Supplied material:
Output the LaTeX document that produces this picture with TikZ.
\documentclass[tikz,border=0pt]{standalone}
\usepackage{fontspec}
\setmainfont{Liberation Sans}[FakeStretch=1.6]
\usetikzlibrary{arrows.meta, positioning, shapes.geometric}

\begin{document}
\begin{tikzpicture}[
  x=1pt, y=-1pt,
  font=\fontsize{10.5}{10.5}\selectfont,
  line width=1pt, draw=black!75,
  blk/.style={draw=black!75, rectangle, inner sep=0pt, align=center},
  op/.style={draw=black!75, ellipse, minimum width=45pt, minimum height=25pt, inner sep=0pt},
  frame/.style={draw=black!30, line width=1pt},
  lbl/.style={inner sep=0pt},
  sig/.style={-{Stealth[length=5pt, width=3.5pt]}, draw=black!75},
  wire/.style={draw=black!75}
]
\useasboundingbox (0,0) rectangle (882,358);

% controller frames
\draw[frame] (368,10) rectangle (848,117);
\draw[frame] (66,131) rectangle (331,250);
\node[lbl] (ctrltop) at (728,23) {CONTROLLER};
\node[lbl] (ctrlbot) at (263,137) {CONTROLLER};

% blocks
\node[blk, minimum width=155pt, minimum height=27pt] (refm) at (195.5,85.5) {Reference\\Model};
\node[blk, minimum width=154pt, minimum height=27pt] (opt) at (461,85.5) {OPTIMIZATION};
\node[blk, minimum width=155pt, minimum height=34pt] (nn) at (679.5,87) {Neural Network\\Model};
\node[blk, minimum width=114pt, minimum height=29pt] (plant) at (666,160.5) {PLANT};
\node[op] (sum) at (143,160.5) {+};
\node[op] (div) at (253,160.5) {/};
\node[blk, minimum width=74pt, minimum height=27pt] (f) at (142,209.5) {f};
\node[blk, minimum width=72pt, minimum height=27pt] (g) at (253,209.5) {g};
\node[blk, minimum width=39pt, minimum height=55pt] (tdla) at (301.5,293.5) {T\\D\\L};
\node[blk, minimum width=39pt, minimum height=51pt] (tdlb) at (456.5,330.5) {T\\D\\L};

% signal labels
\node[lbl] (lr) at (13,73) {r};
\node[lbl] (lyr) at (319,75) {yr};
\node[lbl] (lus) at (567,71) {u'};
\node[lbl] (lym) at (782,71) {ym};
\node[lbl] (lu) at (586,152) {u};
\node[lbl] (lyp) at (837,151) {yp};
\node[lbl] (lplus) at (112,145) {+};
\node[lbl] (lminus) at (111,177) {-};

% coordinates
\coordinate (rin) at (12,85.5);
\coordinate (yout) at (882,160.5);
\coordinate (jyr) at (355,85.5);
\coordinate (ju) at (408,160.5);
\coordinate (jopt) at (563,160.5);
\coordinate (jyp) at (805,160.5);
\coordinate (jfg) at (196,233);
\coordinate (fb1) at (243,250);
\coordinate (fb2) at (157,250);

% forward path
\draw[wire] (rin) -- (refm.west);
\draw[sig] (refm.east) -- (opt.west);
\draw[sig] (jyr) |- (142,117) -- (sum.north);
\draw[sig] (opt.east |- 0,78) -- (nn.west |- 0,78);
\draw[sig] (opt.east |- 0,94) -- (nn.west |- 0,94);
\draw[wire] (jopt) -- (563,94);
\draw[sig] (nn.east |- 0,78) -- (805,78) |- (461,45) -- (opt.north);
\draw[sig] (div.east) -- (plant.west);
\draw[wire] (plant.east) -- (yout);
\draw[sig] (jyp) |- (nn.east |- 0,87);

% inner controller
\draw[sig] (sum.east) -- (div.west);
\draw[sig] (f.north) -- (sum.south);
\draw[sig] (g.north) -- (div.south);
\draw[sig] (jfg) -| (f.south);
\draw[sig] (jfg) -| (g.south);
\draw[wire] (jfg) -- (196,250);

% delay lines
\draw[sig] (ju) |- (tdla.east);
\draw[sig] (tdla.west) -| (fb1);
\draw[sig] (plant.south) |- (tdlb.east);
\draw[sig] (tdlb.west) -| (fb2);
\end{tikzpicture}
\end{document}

To do:
Your answer should be exactly the lines of the data above, from the first through the line containing "(ctrlbot) at (263,137)".

Answer below:
Output the LaTeX document that produces this picture with TikZ.
\documentclass[tikz,border=0pt]{standalone}
\usepackage{fontspec}
\setmainfont{Liberation Sans}[FakeStretch=1.6]
\usetikzlibrary{arrows.meta, positioning, shapes.geometric}

\begin{document}
\begin{tikzpicture}[
  x=1pt, y=-1pt,
  font=\fontsize{10.5}{10.5}\selectfont,
  line width=1pt, draw=black!75,
  blk/.style={draw=black!75, rectangle, inner sep=0pt, align=center},
  op/.style={draw=black!75, ellipse, minimum width=45pt, minimum height=25pt, inner sep=0pt},
  frame/.style={draw=black!30, line width=1pt},
  lbl/.style={inner sep=0pt},
  sig/.style={-{Stealth[length=5pt, width=3.5pt]}, draw=black!75},
  wire/.style={draw=black!75}
]
\useasboundingbox (0,0) rectangle (882,358);

% controller frames
\draw[frame] (368,10) rectangle (848,117);
\draw[frame] (66,131) rectangle (331,250);
\node[lbl] (ctrltop) at (728,23) {CONTROLLER};
\node[lbl] (ctrlbot) at (263,137) {CONTROLLER};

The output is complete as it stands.